If you want to re-use parts previous experiments, you can specify the directories (which are relative to the temp_directory, but you can also specify absolute paths):

  • preprocessed_directory
  • extracted_directory
  • projected_directory
  • models_directories (one for each the models and the ZT-norm-models, see below)

or even trained extractor, projector, or enroller (i.e., the results of the extractor, projector, or enroller training):

  • extractor_file
  • projector_file
  • enroller_file

For that purpose, it is also useful to skip parts of the tool chain. To do that you can set these variables to True:

  • skip_preprocessing
  • skip_extractor_training
  • skip_extraction
  • skip_projector_training
  • skip_projection
  • skip_enroller_training
  • skip_enrollment
  • skip_score_computation
  • skip_concatenation
  • skip_calibration

although by default files that already exist are not re-created. You can use the force variable combined with the skip_ variables (in which case the skip is preferred). To (re-)run just a sub-selection of the tool chain, you can also use the execute_only variable, which takes a list of options out of: preprocessing, extractor-training, extraction, projector-training, projection, enroller-training, enrollment, score-computation, concatenation or calibration.

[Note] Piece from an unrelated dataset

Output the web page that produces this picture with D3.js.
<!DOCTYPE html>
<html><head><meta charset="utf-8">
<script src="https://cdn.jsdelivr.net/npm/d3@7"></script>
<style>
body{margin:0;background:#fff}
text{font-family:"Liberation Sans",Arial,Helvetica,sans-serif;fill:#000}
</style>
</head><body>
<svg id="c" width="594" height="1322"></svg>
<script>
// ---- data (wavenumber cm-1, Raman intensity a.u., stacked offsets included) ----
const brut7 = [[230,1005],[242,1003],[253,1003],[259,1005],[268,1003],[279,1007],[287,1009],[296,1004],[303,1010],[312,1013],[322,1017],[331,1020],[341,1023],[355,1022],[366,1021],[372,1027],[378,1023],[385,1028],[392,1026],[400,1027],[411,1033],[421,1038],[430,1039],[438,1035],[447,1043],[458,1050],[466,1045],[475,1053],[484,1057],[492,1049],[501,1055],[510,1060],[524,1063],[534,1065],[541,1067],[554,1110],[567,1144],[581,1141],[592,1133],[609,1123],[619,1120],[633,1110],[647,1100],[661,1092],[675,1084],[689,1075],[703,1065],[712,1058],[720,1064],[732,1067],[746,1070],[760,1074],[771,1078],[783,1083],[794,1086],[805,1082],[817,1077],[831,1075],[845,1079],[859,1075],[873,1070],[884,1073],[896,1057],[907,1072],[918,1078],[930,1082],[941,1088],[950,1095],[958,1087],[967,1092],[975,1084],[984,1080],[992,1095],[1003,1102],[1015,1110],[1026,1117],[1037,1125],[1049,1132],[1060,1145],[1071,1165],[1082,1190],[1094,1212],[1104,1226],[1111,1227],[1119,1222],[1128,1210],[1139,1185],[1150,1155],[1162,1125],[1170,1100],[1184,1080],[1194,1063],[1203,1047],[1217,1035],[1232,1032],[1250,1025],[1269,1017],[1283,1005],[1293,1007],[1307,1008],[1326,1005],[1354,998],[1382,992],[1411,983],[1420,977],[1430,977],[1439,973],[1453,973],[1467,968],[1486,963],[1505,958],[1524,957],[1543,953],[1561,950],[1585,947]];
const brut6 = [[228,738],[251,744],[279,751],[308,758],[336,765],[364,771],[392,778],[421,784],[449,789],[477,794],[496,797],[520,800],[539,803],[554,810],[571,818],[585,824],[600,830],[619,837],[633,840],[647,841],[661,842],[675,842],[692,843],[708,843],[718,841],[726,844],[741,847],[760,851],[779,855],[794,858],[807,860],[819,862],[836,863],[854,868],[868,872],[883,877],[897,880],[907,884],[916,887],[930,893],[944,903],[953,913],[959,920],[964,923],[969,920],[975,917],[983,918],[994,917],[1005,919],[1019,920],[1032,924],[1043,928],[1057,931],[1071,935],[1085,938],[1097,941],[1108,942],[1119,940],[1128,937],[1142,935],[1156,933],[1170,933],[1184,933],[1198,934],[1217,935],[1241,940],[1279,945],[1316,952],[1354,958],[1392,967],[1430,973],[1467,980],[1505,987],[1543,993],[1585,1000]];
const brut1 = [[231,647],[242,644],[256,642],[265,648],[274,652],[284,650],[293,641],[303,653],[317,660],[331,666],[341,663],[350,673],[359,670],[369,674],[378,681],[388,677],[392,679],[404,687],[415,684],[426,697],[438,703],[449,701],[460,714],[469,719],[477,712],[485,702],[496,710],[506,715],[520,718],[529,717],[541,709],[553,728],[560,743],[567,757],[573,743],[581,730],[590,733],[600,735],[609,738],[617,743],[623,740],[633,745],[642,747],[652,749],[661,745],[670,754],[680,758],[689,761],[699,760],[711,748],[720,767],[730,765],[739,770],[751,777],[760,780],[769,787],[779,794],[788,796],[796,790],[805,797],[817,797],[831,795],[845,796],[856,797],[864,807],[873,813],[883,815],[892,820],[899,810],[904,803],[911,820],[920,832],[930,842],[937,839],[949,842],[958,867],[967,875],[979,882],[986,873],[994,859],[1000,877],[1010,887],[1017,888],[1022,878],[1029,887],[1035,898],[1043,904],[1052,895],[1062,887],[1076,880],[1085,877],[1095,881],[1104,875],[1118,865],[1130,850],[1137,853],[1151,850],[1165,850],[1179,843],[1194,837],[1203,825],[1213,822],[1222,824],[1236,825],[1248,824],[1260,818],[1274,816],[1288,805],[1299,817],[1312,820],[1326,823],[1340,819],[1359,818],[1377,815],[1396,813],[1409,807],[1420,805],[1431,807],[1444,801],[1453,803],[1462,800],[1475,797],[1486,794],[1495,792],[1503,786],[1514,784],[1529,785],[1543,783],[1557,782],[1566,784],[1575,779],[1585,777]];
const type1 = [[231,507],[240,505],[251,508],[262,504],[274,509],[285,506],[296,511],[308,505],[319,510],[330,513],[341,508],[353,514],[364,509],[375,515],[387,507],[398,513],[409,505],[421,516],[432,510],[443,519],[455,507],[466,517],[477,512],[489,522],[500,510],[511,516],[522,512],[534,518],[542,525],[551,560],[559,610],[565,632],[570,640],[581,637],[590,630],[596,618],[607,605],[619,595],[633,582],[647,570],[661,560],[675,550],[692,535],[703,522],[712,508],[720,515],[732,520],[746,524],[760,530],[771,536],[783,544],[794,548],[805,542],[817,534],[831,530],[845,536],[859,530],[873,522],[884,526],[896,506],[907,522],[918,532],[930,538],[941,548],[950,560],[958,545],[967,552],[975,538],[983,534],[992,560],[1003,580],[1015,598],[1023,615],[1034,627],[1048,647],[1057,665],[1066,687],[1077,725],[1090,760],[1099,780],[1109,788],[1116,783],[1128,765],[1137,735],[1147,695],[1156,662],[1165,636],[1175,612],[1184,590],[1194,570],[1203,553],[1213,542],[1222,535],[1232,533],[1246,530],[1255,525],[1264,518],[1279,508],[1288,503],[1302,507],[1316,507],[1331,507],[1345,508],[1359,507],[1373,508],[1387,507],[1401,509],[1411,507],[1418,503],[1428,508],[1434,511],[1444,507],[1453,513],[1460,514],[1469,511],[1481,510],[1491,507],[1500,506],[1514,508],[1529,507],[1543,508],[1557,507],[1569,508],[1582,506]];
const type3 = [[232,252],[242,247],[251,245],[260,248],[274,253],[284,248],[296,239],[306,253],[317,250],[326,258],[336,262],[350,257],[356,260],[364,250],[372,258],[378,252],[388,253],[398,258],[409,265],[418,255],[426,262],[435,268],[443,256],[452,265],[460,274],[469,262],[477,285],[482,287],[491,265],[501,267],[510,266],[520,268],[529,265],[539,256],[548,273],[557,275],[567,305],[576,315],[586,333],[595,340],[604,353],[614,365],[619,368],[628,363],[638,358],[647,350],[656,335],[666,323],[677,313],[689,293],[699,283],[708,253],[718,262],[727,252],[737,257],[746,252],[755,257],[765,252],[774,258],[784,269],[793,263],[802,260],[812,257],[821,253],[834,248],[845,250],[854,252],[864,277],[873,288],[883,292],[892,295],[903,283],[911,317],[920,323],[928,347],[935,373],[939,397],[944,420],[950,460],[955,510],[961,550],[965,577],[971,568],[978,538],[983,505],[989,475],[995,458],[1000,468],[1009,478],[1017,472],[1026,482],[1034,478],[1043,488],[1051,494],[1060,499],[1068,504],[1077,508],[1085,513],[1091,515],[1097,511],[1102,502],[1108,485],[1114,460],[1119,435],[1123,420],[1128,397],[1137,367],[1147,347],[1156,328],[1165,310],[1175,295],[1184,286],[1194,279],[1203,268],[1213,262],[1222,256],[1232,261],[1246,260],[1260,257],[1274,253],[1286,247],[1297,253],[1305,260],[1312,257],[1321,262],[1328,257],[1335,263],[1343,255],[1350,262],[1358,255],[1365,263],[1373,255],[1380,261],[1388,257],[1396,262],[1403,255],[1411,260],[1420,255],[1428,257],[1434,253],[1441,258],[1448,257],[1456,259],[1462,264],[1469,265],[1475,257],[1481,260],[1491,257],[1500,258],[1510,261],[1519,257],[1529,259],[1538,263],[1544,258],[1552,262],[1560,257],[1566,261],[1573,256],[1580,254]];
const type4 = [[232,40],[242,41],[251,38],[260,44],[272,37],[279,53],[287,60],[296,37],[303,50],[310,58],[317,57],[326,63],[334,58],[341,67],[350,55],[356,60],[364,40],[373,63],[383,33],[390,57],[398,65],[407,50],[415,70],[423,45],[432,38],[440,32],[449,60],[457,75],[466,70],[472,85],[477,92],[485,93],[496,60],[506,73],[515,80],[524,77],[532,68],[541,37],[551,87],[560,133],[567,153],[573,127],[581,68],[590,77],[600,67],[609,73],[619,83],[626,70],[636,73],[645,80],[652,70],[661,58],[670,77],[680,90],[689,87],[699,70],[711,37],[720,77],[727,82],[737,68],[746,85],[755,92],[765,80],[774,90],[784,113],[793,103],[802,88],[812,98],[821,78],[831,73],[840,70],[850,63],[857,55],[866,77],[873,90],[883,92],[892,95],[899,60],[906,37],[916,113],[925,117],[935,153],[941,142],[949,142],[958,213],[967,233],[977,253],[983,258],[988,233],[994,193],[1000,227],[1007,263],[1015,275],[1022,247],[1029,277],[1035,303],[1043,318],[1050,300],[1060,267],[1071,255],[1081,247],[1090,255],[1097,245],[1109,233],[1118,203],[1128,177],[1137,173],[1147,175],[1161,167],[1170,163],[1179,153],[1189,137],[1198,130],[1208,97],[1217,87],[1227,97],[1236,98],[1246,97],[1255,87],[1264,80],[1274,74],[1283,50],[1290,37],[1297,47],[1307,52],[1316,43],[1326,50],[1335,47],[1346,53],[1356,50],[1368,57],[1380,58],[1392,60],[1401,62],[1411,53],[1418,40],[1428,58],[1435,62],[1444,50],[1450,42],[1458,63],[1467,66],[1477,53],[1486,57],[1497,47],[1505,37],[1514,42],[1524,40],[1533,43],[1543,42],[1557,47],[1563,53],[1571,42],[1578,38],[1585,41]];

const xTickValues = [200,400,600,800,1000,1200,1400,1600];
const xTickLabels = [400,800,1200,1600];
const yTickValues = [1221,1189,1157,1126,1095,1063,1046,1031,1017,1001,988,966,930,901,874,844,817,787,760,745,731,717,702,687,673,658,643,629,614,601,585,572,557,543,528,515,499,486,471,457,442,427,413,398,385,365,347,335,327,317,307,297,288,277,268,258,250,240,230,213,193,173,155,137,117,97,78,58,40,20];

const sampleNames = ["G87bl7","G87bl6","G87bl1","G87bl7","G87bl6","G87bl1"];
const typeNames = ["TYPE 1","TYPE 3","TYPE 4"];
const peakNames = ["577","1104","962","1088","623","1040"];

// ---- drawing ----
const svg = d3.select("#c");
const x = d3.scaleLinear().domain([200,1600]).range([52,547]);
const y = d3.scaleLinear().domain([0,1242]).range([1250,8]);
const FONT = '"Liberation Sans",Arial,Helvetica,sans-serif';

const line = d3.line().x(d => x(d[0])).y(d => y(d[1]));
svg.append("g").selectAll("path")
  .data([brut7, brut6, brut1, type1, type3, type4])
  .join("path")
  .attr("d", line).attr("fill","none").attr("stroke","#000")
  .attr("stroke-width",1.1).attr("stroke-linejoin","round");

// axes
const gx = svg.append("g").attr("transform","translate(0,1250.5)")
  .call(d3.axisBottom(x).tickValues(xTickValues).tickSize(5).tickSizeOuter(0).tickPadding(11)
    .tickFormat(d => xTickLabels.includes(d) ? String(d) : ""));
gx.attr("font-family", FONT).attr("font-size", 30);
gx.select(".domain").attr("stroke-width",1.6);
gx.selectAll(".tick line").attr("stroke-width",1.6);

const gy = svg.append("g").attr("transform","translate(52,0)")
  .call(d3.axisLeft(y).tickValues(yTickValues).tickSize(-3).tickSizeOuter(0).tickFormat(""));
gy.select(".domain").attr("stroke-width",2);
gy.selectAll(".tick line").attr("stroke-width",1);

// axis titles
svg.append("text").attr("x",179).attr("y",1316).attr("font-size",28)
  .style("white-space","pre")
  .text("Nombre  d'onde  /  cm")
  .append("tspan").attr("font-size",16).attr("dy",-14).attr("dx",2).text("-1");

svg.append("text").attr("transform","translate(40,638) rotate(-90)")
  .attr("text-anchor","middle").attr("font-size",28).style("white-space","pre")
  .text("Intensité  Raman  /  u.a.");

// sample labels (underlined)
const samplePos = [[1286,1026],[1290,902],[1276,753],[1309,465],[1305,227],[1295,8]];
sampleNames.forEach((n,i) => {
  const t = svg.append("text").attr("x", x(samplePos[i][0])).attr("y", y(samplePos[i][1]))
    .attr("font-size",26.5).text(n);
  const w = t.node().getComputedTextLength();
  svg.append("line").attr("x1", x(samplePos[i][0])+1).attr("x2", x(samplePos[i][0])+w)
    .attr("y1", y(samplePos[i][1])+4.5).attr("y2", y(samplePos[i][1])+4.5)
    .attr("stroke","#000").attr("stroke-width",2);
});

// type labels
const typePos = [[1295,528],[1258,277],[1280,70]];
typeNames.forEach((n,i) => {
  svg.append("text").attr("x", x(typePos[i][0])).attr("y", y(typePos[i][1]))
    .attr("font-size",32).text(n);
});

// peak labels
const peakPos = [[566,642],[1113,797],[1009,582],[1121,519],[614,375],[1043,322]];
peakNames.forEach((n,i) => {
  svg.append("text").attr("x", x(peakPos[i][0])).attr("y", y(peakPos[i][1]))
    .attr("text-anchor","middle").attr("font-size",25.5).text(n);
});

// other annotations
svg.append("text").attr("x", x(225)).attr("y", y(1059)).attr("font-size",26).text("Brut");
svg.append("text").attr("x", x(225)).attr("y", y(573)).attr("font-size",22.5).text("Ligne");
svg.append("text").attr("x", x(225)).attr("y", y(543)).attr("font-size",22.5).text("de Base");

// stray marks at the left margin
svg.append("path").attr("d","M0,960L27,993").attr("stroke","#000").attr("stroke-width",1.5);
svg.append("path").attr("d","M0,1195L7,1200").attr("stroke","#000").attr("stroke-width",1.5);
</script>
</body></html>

This option is particularly useful for debugging purposes.

Database-dependent Variables

Many databases define several protocols that can be executed. To change the protocol, you can either modify the configuration file, or simply use the protocol variable.

Some databases define several kinds of evaluation setups. For example, often two groups of data are defined, a so-called development set and an evaluation set. The scores of the two groups will be concatenated into two files called scores-dev and scores-eval, which are located in the score directory (see above). In this case, by default only the development set is employed. To use both groups, just specify groups = ['dev', 'eval'] (of course, you can also only use the 'eval' set by setting groups = ['eval']).

One score normalization technique is the so-called ZT score normalization. To enable this, simply use the zt_norm variable. If the ZT-norm is enabled, two sets of scores will be computed, and they will be placed in two different sub-directories of the score directory, which are by default called nonorm and ztnorm, but which can be changed using the zt_score_directories variable.

Other Variables

Calibration

For some applications it is interesting to get calibrated scores. Simply set the variable calibrate_scores = True and another set of score files will be created by training the score calibration on the scores of the 'dev' group and execute it to all available groups. The scores will be located at the same directory as the nonorm and ztnorm scores, and the file names are calibrated-dev (and calibrated-eval if applicable).

Unsuccessful Preprocessing

In some cases, the preprocessor is not able to preprocess the data (e.g., for face image processing the face detector might not detect the face). If you expect such cases to happen, you might want to use the allow_missing_files variable. When this variable is set to True, missing files will be handled correctly throughout the whole processing chain, i.e.:

  • the data file is not used during training (in any step of the processing tool chain)
  • preprocessed data is not written
  • feature extraction is not performed for that file
  • the file is exempt from model enrollment; if no enrollment file is found for a model, no model file is written
  • if either model or probe file is not found, the according score will be NaN. If several probe files are combined into one score, missing probe files will be ignored; if all probe files are not found, the score is NaN.

Warning

At the moment, combining the allow_missing_files and zt_norm variables might result in unexpected behavior, as the ZT-Norm computation does not handle NaN values appropriately.